Car en mettant fin à l'illégalité de la circulation inter-files, le gouvernement souhaite encadrer la pratique. Les motards devront ainsi respecter certaines règles : la remontée des files ne sera autorisée que lorsque la circulation est dense et les motards ne pourront rouler qu'entre les deux voies les plus à gauche. Leur vitesse sera également limitée à 50km/h. Par ailleurs, la pratique sera désormais enseignée dans les auto et moto-écoles.

"Les gens prendront plus conscience des motards"

Une bonne chose pour Jean-Benoît, qui conduit sa moto tous les jours sur le périphérique parisien.
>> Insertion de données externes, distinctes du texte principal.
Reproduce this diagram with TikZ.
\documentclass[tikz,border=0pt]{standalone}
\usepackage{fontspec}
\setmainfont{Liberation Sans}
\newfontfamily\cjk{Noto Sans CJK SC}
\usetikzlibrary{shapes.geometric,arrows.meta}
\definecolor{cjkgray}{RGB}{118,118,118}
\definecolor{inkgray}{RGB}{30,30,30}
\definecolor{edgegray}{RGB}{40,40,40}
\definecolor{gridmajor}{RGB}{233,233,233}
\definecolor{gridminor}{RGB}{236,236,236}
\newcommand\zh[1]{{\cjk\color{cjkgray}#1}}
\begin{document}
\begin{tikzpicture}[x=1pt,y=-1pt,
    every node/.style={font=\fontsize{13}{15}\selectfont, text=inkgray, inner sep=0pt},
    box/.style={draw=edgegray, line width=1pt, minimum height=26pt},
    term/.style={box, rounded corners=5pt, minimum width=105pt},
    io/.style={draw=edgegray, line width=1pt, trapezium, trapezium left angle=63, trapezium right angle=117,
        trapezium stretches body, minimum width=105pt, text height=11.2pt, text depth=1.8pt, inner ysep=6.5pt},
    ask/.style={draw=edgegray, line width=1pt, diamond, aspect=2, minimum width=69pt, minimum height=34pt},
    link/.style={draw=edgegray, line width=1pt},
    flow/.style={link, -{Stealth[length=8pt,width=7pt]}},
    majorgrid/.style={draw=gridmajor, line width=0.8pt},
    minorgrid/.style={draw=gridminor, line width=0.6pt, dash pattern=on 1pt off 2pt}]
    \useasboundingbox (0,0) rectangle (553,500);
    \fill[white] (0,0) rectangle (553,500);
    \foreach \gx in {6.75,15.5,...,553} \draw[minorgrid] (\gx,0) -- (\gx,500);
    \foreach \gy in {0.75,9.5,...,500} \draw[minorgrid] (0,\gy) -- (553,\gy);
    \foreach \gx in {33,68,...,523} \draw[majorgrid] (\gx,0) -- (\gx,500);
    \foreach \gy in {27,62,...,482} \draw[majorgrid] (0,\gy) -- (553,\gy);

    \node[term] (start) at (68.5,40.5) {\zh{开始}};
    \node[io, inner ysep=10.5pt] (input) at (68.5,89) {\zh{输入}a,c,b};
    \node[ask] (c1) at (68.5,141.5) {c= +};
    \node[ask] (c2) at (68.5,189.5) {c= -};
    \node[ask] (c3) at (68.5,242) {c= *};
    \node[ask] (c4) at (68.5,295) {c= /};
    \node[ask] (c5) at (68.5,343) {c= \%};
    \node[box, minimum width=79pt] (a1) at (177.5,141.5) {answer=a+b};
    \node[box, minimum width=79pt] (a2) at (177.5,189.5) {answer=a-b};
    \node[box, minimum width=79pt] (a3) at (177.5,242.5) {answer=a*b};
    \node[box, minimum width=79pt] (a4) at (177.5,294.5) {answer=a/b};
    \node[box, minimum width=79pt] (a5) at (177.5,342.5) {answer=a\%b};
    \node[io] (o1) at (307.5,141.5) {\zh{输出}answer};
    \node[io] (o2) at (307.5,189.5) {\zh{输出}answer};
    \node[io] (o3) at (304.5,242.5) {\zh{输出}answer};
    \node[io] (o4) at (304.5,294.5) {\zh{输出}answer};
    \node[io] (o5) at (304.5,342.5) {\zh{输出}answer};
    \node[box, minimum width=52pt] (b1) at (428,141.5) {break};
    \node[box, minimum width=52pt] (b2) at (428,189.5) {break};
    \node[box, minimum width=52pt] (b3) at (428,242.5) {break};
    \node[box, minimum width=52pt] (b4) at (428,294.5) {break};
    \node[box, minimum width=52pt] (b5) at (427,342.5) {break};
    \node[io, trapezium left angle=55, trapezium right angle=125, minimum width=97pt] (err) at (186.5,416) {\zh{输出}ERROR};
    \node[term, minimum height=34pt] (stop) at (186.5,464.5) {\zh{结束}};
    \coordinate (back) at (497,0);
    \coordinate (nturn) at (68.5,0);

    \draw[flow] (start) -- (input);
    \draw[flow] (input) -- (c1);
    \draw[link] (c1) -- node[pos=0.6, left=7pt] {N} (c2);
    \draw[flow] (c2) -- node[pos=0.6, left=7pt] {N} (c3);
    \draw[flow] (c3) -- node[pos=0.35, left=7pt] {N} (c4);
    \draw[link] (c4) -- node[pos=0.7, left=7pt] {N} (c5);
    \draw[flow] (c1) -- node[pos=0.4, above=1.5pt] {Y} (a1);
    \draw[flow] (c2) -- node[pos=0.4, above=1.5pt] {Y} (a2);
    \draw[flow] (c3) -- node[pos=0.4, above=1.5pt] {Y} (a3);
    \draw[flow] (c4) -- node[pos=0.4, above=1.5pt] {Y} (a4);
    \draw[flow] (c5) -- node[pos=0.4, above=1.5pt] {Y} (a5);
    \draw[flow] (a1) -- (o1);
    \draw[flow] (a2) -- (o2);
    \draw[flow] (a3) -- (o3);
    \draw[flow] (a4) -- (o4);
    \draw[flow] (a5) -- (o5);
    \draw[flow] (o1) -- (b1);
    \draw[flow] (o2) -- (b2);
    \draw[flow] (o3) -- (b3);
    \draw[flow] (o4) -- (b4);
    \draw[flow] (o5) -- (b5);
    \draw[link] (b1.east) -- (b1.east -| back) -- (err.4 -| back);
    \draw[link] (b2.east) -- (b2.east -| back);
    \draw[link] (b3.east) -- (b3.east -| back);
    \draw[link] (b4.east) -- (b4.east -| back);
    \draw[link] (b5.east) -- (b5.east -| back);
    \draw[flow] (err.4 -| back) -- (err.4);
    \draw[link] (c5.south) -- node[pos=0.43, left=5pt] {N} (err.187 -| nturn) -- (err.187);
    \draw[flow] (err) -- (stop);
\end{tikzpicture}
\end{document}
La remontée entre les files aux heures de pointe, il connaît bien cette pratique, et ses dangers... "Il faut beaucoup plus se projeter, il faut faire attention aux voitures qui n'indiquent pas les changements de sens". Il dénonce "les automobilistes qui tiennent le volant d'une main et le portable de l'autre, et qui dévient sans s'en rendre compte. C'est ça qui créé finalement le plus d'accidents". C'est pourquoi il se réjouit de la légalisation de la circulation inter-files. "Ça permet de dire aux automobilistes : 'attention vous savez maintenant que c'est réglementaire de remonter le fil'. Je pense que les gens prendront plus conscience des motards qui remontent la file et feront plus attention".

"On aurait pu se passer de 4 ans d'expérimentation"

Mais pour les automobilistes chevronnés comme Patrice, l'autorisation du remonte-file ne bouleversera pas les comportements sur la route. "Je ne vois pas ce que ça va changer, c'est une pratique courante depuis longtemps. Il y a sans doute des automobilistes que ça énervent, donc ils vont devoir apprendre à moins s'énerver, parce que maintenant c'est officiel et autorisé. Mais dans l'ensemble je trouve que ça se passe bien".

"Ça se passe bien". C'est l'argument que met en avant Nathanaël Gagnière, de la Fédération française des motards en colère. Selon lui, la pratique est tellement répandue qu'elle s'imposera sans difficulté. "L'expérimentation de la circulation inter-file n'est qu'un processus administratif. Nous, ça fait longtemps qu'on demandait une généralisation qui était la phase la plus logique et rapide. On aurait pu se passer de quatre ans d'une phase d'expérimentation". Mais le ministère de l'Intérieur veut prendre son temps. Un bilan de cette expérimentation sera établi tous les ans, et la généralisation n'interviendra pas avant 2020.